Repairing and resurrecting is the theme of Kanika Goyal’s aut-winter line as she tells us why scars—both metaphysical and just plain physical are precious.
By Asmita Aggarwal
Human psychology meets art movements, meets typography! And then you can add a dollop of abstract art, it would seem a bit chaotic…but Chandigarh born Kanika Goyal, believes that paradoxes work quite well, and also seem harmonious.
Based on the concept of Kintsugi or Kin (broken) and tsugi (repair) where you join fragments of broken pottery and give them a new lease of life, with a little help from liquid gold or silver as well as some lacquer dusted with gold powder. This is the theme of Goyal’s aut-winter 2018 line, as the Japanese believe just because it is broken doesn’t mean you need to discard it or it is useless, it can be resurrected. It is a bit like the saying by Rumi…the wound is from where the light seeps in.
So these scars whether they are on pottery or in our life also are a mark of our experiences—- they must be cherished. The Kintsugi technique, archaeologists say may have been invented around the fifteenth century, when Ashikaga Yoshimasa, broke his favourite cup and wouldn’t let go. The Japanese found a way to make it more ornate by adding a bit of bling and also giving it longevity by repairing it, giving rise to this ancient process.
“I stumbled upon this while researching about art informel, or Tachisme which is derived from the French work tache or stain, used in the 40s and 50s, where you have spontaneous blobs of paints or some done directly through tubes on the canvas making it more gestural than structured painting. Abstraction has strong lines, just like my label, so it seemed like a perfect fit,” she says.
Though it has been a long journey for Goyal to reach where she is after three years starting her label at the age of 25 in Shahpurjat, after coming back from Parsons where she did a course in fashion design, which she left for after completing space and lifestyle design from NIFT (Delhi).
She started her small shop, 500 square feet in Shahpurjat and took the help of the landlord to find tailors and started with two machines. “I came from a joint family, with my father being in real estate, where 17 people lived under one roof, to being absolutely on your own, in Delhi trying to tell your dad you have taken the right decision. So when young designers are scared to start on their own and they come to me for advice, I tell them my story— when I had to ask my dad to help me rent a studio and how he gave me one month to figure my life out. I urge them to take the plunge,” she laughs.

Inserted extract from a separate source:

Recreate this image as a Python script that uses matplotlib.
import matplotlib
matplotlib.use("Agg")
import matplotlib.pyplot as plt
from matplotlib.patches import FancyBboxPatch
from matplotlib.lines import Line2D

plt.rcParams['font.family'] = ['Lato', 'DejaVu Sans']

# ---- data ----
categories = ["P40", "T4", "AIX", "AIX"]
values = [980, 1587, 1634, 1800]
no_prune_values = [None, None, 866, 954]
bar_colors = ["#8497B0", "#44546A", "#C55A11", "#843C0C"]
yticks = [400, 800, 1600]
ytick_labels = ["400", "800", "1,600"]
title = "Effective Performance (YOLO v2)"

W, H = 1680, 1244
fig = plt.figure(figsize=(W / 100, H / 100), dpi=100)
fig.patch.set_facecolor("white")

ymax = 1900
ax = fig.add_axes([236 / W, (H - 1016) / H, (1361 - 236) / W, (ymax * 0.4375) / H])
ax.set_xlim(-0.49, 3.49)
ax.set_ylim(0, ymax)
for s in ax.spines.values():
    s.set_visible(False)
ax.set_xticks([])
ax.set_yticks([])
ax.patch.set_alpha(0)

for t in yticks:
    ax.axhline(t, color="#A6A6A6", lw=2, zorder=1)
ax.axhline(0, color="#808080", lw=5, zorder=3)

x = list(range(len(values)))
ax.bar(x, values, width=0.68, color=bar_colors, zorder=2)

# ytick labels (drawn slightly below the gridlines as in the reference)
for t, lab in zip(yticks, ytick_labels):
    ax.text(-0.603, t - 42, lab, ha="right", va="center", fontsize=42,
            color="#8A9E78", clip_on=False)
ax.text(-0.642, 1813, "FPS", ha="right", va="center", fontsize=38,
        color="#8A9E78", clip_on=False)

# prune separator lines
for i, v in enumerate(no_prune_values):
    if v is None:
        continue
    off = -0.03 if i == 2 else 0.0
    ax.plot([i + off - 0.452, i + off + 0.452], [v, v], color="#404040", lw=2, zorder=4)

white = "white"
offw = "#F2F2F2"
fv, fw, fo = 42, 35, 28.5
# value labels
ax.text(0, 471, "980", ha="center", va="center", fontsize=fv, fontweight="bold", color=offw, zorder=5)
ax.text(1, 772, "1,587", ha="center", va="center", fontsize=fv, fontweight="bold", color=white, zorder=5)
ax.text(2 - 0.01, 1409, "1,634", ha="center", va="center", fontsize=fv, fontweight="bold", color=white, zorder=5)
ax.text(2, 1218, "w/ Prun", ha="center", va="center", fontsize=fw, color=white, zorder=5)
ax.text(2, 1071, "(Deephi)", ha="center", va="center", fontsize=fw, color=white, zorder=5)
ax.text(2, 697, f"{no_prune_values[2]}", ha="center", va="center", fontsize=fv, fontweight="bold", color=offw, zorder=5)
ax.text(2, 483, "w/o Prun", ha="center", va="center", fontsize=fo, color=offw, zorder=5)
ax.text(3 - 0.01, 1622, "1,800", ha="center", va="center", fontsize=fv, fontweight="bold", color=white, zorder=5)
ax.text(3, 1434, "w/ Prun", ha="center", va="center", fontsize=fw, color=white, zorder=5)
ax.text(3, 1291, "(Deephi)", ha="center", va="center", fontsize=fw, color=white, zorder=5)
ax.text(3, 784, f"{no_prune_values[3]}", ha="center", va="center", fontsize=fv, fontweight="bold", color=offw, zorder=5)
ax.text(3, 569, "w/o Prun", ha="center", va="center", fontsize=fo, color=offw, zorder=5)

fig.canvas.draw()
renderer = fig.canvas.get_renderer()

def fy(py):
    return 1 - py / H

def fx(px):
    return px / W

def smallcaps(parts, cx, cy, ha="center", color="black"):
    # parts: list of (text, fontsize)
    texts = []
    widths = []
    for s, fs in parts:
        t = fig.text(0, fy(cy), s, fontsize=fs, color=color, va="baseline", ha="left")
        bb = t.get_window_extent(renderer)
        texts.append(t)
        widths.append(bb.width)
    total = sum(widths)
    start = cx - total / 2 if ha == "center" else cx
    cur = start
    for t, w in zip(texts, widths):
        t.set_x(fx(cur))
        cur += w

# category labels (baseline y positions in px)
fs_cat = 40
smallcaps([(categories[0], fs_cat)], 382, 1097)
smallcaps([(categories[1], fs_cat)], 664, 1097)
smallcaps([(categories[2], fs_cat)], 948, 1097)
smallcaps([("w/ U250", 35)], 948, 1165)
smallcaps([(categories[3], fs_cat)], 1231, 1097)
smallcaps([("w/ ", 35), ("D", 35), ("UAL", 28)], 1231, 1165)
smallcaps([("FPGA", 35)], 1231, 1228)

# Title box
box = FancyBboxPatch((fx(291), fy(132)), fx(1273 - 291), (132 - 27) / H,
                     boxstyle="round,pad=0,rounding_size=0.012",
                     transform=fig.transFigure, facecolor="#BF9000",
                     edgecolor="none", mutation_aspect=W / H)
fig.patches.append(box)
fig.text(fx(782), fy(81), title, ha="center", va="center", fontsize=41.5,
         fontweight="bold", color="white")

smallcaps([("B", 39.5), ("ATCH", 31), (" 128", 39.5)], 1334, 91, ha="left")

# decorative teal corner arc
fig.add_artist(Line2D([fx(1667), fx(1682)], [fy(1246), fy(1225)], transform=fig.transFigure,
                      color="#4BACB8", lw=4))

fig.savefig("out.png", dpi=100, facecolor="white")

Parsons opened up Goyal’s perspective to a new kind of world, a world where she was taught Italian tailoring by an 88-year-old passionate professor, and she also enrolled for a session where they taught her men’s tailoring. “You can’t use those techniques here as no one will pay that much for a coat,” she confesses. She also interned under Bibhu Mohapatra (did five seasons with him) to Marchesa (draping) and Prada (visual merchandising).”I spent my summer breaks during NIFT constructively, as I would look for internships where I could learn. From Reebok to working with a Kanpur-based company that made bags for Celine and LV, to Unistyle Image and Kazo, I went everywhere to soak in all aspects of running a business. I was working at Prada’s epicenter stores (there are only four in the world), and their sheer size is intimidating. The back end operations helped me understand packaging and merchandising and being independent in a big city, is really quite empowering,” she admits.

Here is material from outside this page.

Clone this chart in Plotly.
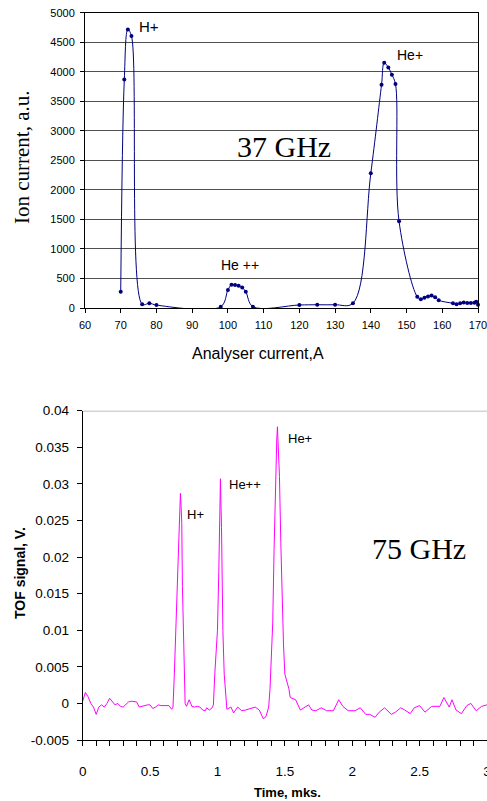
import plotly.graph_objects as go

# ---- Top chart (37 GHz): analyser scan ----
analyser_current = [70, 71, 72, 73, 76, 78, 80, 98, 100, 101, 102, 103, 104, 105, 107,
                    120, 125, 130, 135, 140, 143, 143.75, 144.9, 145.9, 146.9, 147.9,
                    153, 154, 155, 156, 157, 158, 159, 163, 164, 165, 166, 167, 168, 169, 169.5, 170]
ion_current = [276, 3870, 4715, 4605, 63, 80, 50, 22, 305, 395, 390, 375, 345, 276, 22,
               51, 55, 55, 80, 2283, 3780, 4153, 4073, 3950, 3792, 1469,
               190, 150, 175, 195, 210, 180, 130, 80, 65, 80, 95, 85, 85, 90, 105, 55]
top_x_ticks = [60, 70, 80, 90, 100, 110, 120, 130, 140, 150, 160, 170]
top_y_ticks = [0, 500, 1000, 1500, 2000, 2500, 3000, 3500, 4000, 4500, 5000]

# ---- Bottom chart (75 GHz): TOF signal ----
tof_time = [0.00, 0.02, 0.04, 0.06, 0.08, 0.10, 0.12, 0.14, 0.16, 0.18, 0.20, 0.22, 0.24, 0.26,
            0.28, 0.30, 0.32, 0.34, 0.36, 0.38, 0.40, 0.42, 0.44, 0.46, 0.48, 0.50, 0.52, 0.54,
            0.56, 0.58, 0.60, 0.62, 0.64, 0.66, 0.67, 0.68, 0.69, 0.70, 0.71, 0.72, 0.725, 0.73,
            0.735, 0.74, 0.75, 0.76, 0.77, 0.79, 0.81, 0.83, 0.85, 0.87, 0.89, 0.91, 0.92, 0.94,
            0.96, 0.97, 0.98, 0.99, 1.00, 1.01, 1.02, 1.022, 1.03, 1.035, 1.04, 1.05, 1.06, 1.07,
            1.10, 1.12, 1.15, 1.18, 1.21, 1.24, 1.28, 1.31, 1.34, 1.36, 1.38, 1.39, 1.40, 1.41,
            1.42, 1.43, 1.44, 1.445, 1.45, 1.46, 1.47, 1.48, 1.49, 1.50, 1.51, 1.52, 1.53, 1.54,
            1.55, 1.58, 1.615, 1.645, 1.676, 1.70, 1.73, 1.77, 1.81, 1.86, 1.90, 1.93, 1.97, 2.02,
            2.06, 2.10, 2.13, 2.17, 2.20, 2.24, 2.29, 2.32, 2.36, 2.39, 2.43, 2.46, 2.50, 2.54,
            2.59, 2.65, 2.68, 2.72, 2.74, 2.77, 2.81, 2.85, 2.88, 2.92, 2.96, 3.00]
tof_signal = [0.0003, 0.0015, 0.0009, 0.0000, -0.0005, -0.0015, -0.0005, -0.0002, -0.0005, 0.0000,
              0.0007, 0.0003, -0.0002, 0.0000, -0.0004, -0.0005, -0.0001, 0.0002, 0.0003, 0.0002,
              0.0002, -0.0005, -0.0004, -0.0002, -0.0002, -0.0002, -0.0007, -0.0005, -0.0002,
              -0.0003, -0.0003, -0.0003, -0.0003, -0.0008, -0.0005, 0.004, 0.010, 0.017, 0.023,
              0.0275, 0.0287, 0.027, 0.0246, 0.016, 0.007, 0.0000, -0.0004, 0.0005, -0.0004,
              -0.0005, -0.0004, -0.0005, -0.0009, -0.0010, -0.0006, -0.0009, -0.0006, -0.0002,
              0.004, 0.007, 0.010, 0.018, 0.029, 0.0307, 0.024, 0.015, 0.010, 0.004, 0.001, -0.0008,
              -0.0005, -0.0013, -0.0005, -0.0010, -0.0009, -0.0007, -0.0005, -0.0009, -0.0021,
              -0.0018, -0.0005, 0.002, 0.006, 0.011, 0.021, 0.030, 0.036, 0.0378, 0.036, 0.031,
              0.022, 0.013, 0.008, 0.004, 0.0033, 0.0028, 0.0020, 0.0008, 0.0007, 0.0005, -0.0009,
              -0.0006, -0.0002, -0.0009, -0.0010, -0.0006, -0.0010, -0.0010, 0.0005, -0.0004,
              -0.0010, -0.0010, -0.0006, -0.0015, -0.0015, -0.0019, -0.0012, -0.0006, -0.0015,
              -0.0012, -0.0006, -0.0009, -0.0014, -0.0006, -0.0003, -0.0012, -0.0004, -0.0004,
              0.0008, -0.0005, 0.0005, -0.0009, -0.0014, -0.0003, 0.0000, -0.0010, -0.0004, -0.0002]
bot_x_ticks = [0, 0.5, 1, 1.5, 2, 2.5, 3]
bot_x_labels = ["0", "0.5", "1", "1.5", "2", "2.5", "3"]
bot_y_ticks = [-0.005, 0, 0.005, 0.01, 0.015, 0.02, 0.025, 0.03, 0.035, 0.04]
bot_y_labels = ["-0.005", "0", "0.005", "0.01", "0.015", "0.02", "0.025", "0.03", "0.035", "0.04"]

W, H = 487, 801
SANS = "Liberation Sans, Arial, sans-serif"
SERIF = "Liberation Serif, Times New Roman, serif"

def px_x(p):
    return p / W

def px_y(p):
    return 1 - p / H

fig = go.Figure()

fig.add_trace(go.Scatter(
    x=analyser_current, y=ion_current, mode="lines+markers",
    line=dict(color="#000080", width=1, shape="spline", smoothing=1.0),
    marker=dict(color="#000080", size=4), xaxis="x", yaxis="y",
    cliponaxis=False, showlegend=False))

fig.add_trace(go.Scatter(
    x=tof_time, y=tof_signal, mode="lines",
    line=dict(color="#FF00FF", width=1), xaxis="x2", yaxis="y2",
    showlegend=False))

fig.update_layout(
    width=W, height=H, autosize=False,
    margin=dict(l=0, r=0, t=0, b=0, autoexpand=False),
    paper_bgcolor="white", plot_bgcolor="white",
    xaxis=dict(domain=[px_x(85), px_x(478)], range=[60, 170], tickvals=top_x_ticks,
               showgrid=False, zeroline=False, showline=True, mirror=True,
               linecolor="black", linewidth=1, ticks="outside", ticklen=4,
               tickcolor="black", tickfont=dict(family=SANS, size=11, color="black"),
               ticklabeloverflow="allow", ticklabelstandoff=3, automargin=False, anchor="y"),
    yaxis=dict(domain=[px_y(308), px_y(12.7)], range=[0, 5000], tickvals=top_y_ticks,
               showgrid=True, gridcolor="#505050", gridwidth=1, zeroline=False,
               showline=True, mirror=True, linecolor="black", linewidth=1,
               ticks="outside", ticklen=4, tickcolor="black", ticklabelstandoff=3,
               automargin=False,
               tickfont=dict(family=SANS, size=11, color="black"), anchor="x"),
    xaxis2=dict(domain=[px_x(82.7), 1.0], range=[0, 3], tickvals=bot_x_ticks,
                ticktext=bot_x_labels, showgrid=False, zeroline=False, showline=True,
                linecolor="black", linewidth=1, ticks="outside", ticklen=5,
                tickcolor="black", minor=dict(dtick=0.1, ticks="outside", ticklen=5,
                                              tickcolor="black", showgrid=False),
                ticklabeloverflow="allow", ticklabelstandoff=14, automargin=False,
                tickfont=dict(family=SANS, size=13.5, color="black"), anchor="y2"),
    yaxis2=dict(domain=[px_y(740), px_y(410.7)], range=[-0.005, 0.04], tickvals=bot_y_ticks,
                ticktext=bot_y_labels, showgrid=False, zeroline=False, showline=True,
                linecolor="black", linewidth=1, ticks="outside", ticklen=5,
                tickcolor="black", ticklabelstandoff=5, automargin=False,
                tickfont=dict(family=SANS, size=13.5, color="black"),
                anchor="x2"),
)

# gray top border of the lower chart
fig.add_shape(type="line", xref="x2", yref="y2", x0=0, x1=3, y0=0.04, y1=0.04,
              line=dict(color="#a8a8a8", width=1.5))

ann = []
# axis titles
ann.append(dict(text="Analyser current,A", x=px_x(258), y=px_y(353), xref="paper", yref="paper",
                showarrow=False, font=dict(family=SANS, size=16, color="black"),
                xanchor="center", yanchor="middle"))
ann.append(dict(text="Ion current, a.u.", x=px_x(22), y=px_y(157), xref="paper", yref="paper",
                showarrow=False, textangle=-90, font=dict(family=SERIF, size=21, color="black"),
                xanchor="center", yanchor="middle"))
ann.append(dict(text="<b>Time, mks.</b>", x=px_x(287), y=px_y(792), xref="paper", yref="paper",
                showarrow=False, font=dict(family=SANS, size=13, color="black"),
                xanchor="center", yanchor="middle"))
ann.append(dict(text="<b>TOF signal, V.</b>", x=px_x(20), y=px_y(573), xref="paper", yref="paper",
                showarrow=False, textangle=-90, font=dict(family=SANS, size=14, color="black"),
                xanchor="center", yanchor="middle"))
# big frequency labels
ann.append(dict(text="37 GHz", x=px_x(284), y=px_y(146), xref="paper", yref="paper",
                showarrow=False, font=dict(family=SERIF, size=30, color="black"),
                xanchor="center", yanchor="middle"))
ann.append(dict(text="75 GHz", x=px_x(419), y=px_y(548), xref="paper", yref="paper",
                showarrow=False, font=dict(family=SERIF, size=30, color="black"),
                xanchor="center", yanchor="middle"))
# peak labels
for txt, xp, yp, sz in [("H+", 149, 27, 15), ("He+", 410, 55, 14), ("He ++", 240, 265, 14),
                        ("H+", 195, 514, 13), ("He++", 245, 484, 13), ("He+", 300, 438, 13)]:
    ann.append(dict(text=txt, x=px_x(xp), y=px_y(yp), xref="paper", yref="paper",
                    showarrow=False, font=dict(family=SANS, size=sz, color="black"),
                    xanchor="center", yanchor="middle"))
fig.update_layout(annotations=ann)

fig.write_html("out.html")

Coming from Chandigarh, Goyal, admits that architecture has been one of the focal point in all her lines, even now when she is showcasing after two years. This time the attempt is to break misconceptions about tailoring through asymmetrical lines, playing with depths and weights of fabrics, mixing fluidity with rigidity, making each ensemble dynamic. The typography in her line comes from observing how young interns in her office look at life, that’s why you find words emblazoned on tees, “Scandal” to “Controversy”, it’s new-age and irreverent and totally fun with that hipster vibe.
“I have used many elements in my garments from colour blocking, panelling, holographics, to a mix from polyester to line, faux fur and knits to create an absolutely new texture. We have made jump suits, added A-line skirts, and strong outerwear, embellished most of our garments with beads and used both geometric and floral prints,” she explains.
Goyal also does a diffusion line that is a blend of Indian and Western, titled Ease, with embellished shift dresses, but confesses that she won’t do a sari, ever as that isn’t her aesthetic. “Even though I know that selling a sari for Rs 1 lakh in the Indian market is easier than a gown for that price,” she smiles.
Goyal hopes to cross the borders and take her label to the New York Fashion Week, start her long time passion for making furniture next year and also focus a bit more on her leather accessories line. “We do get clients from all over the world, so we launched our e-commerce line last year which was a game changer as it gave us enormous visibility. And during demonitization, we really saw a hike in sales, I want to develop that further,” she concludes.